Sedgwick County moves to close Judge Riddel Boys Ranch
05/05/2014 12:24 PM
08/06/2014 12:09 PM
Sedgwick County has started taking steps to shutter the Judge Riddel Boys Ranch after the Kansas Legislature did not earmark more money for the home for troubled boys.
County Manager William Buchanan sent an e-mail Monday to commissioners and other county leaders saying that he was instructing the county’s department of corrections “to not accept any new boys into the program.”
Buchanan’s e-mail said that he would share his closure plans for the ranch next week at a staff meeting with commissioners. He told The Eagle he would have nothing more to say until then.
The boys ranch, which opened in 1961 and is operated by the county for the state, has been in limbo for several years. In 2012, Buchanan recommended closing the ranch at Lake Afton if the state would not pay more. The state pays the county $126 per day per boy. The county had spent about $200 a day per boy but reduced those costs with a move to 12-hour shifts for staff. There were 31 boys at the ranch Monday.
The Kansas Legislature approved a one-time grant of $750,000 in its current fiscal year, which ends June 30. The county had asked for $1.5 million. No additional money was budgeted for the fiscal year that starts July 1.
The ranch offers intensive programming for boys to try to turn their lives around.
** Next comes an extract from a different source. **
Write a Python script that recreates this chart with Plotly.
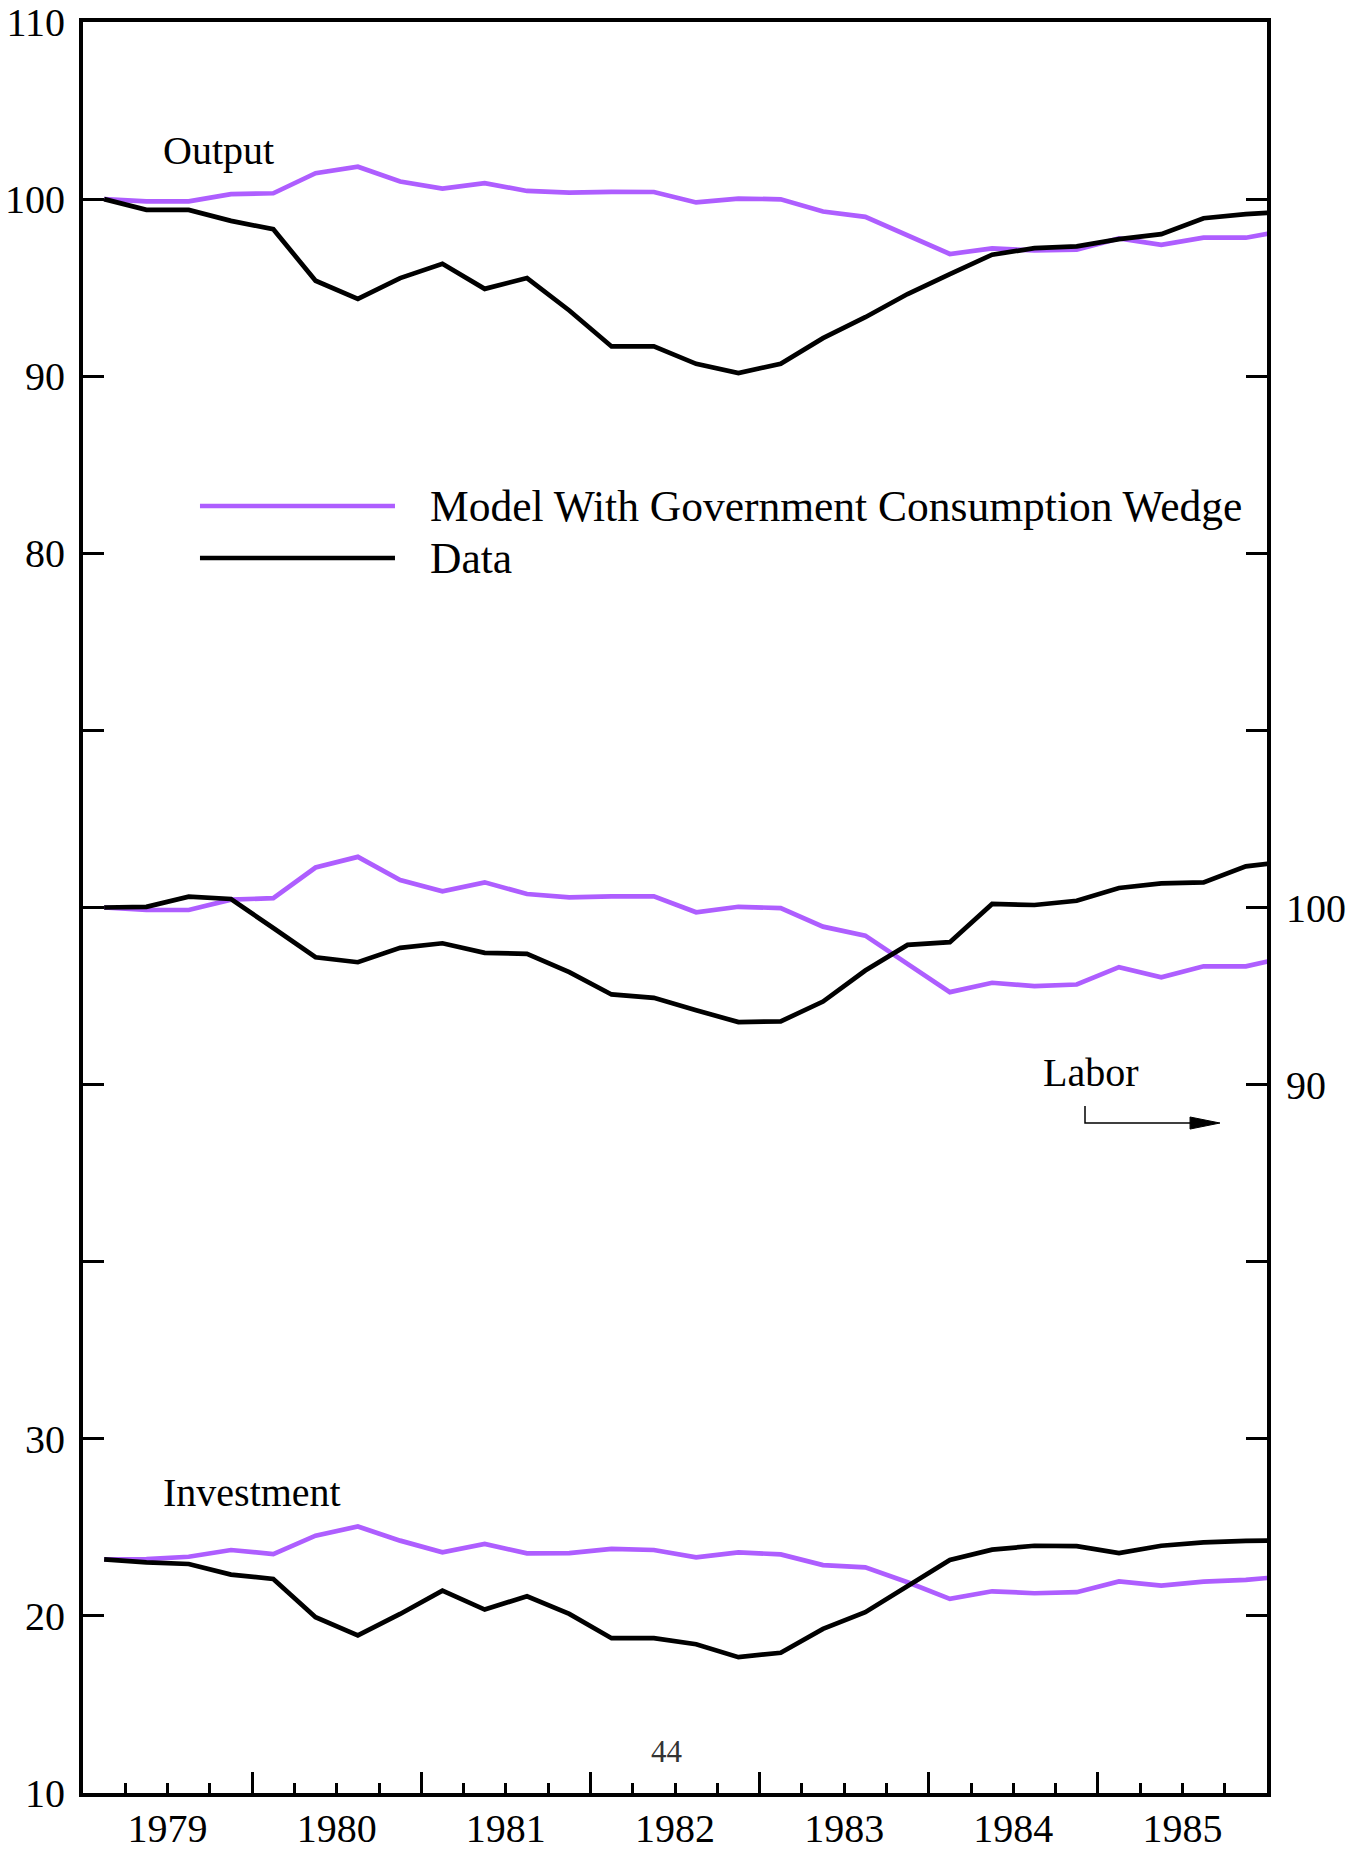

A Wichita State University study has said it saves the county just more than $1 million a year in crimes that are avoided.
“I’m very much concerned that the losers will be public safety in this community in the long run and obviously the youth who would have participated in this program and won’t get the opportunity after this facility is closed,” said Commissioner Karl Peterjohn, whose district includes the ranch.
The boys ranch became a political football of sorts with county officials, legislators and Kansas Secretary of Corrections Ray Roberts exchanging barbs.
At a meeting in December, Roberts questioned the amount spent on staffing at the ranch and repeatedly noted that the state had a surplus of bed space for the type of juvenile offenders held at the ranch.
In his note Monday, Buchanan reminded commissioners that Roberts “made it very clear that there were plenty of beds available” for offenders throughout the state.
Rep. Jim Howell, R-Derby, who pushed for more funding, said of the county, “They’re under the impression that there’s plenty of bed space. Where do they end up? You end up with kids in Kansas City.”
“This is a family values issue. I don’t want these families broken up,” he said.
Howell also said that a bill calling for a cost study of facilities designated as youth residential centers II could have given the county help after July 1, 2015. It is expected to be signed by Gov. Sam Brownback.
“There was cavalry on the way,” said Howell, who is running for a commission seat.
Howell also repeated his concern that the county prematurely spent the $750,000 the Legislature awarded for the current year, saying he had expected that money to keep the ranch open through the end of 2014.
That argument didn’t sit well with a majority of commissioners, who said there was no obligation to wait to spend it.
Howell said Monday that because negotiations on the state budget bill happened without the House ever passing a budget of its own, he was unable to add an amendment with additional funding for the ranch. He voted against the budget late Friday because of that.
“I was in the process of drafting a letter to the county commission to encourage them to make a choice to keep it open,” he said when reached about Buchanan’s memo to commissioners.
“I find this tragic,” he said. “I think it’s bad for our families, it’s bad for our community and it’s not good for taxpayers.”
Commission Chairman Dave Unruh said he would have supported keeping the boys ranch open if the state would have fully funded its operational costs.
“The Secretary of Corrections says he has plenty of capacity for the number of boys we have out there,” Unruh said. “I think they’ll be taken care of appropriately in accordance with the judicial system and the whole penalty structure.”
Unruh said it was his understanding that corrections employees who had temporarily been assigned to work at the ranch would return to their normal assignments and that longtime ranch employees would have opportunities for other jobs in the corrections department.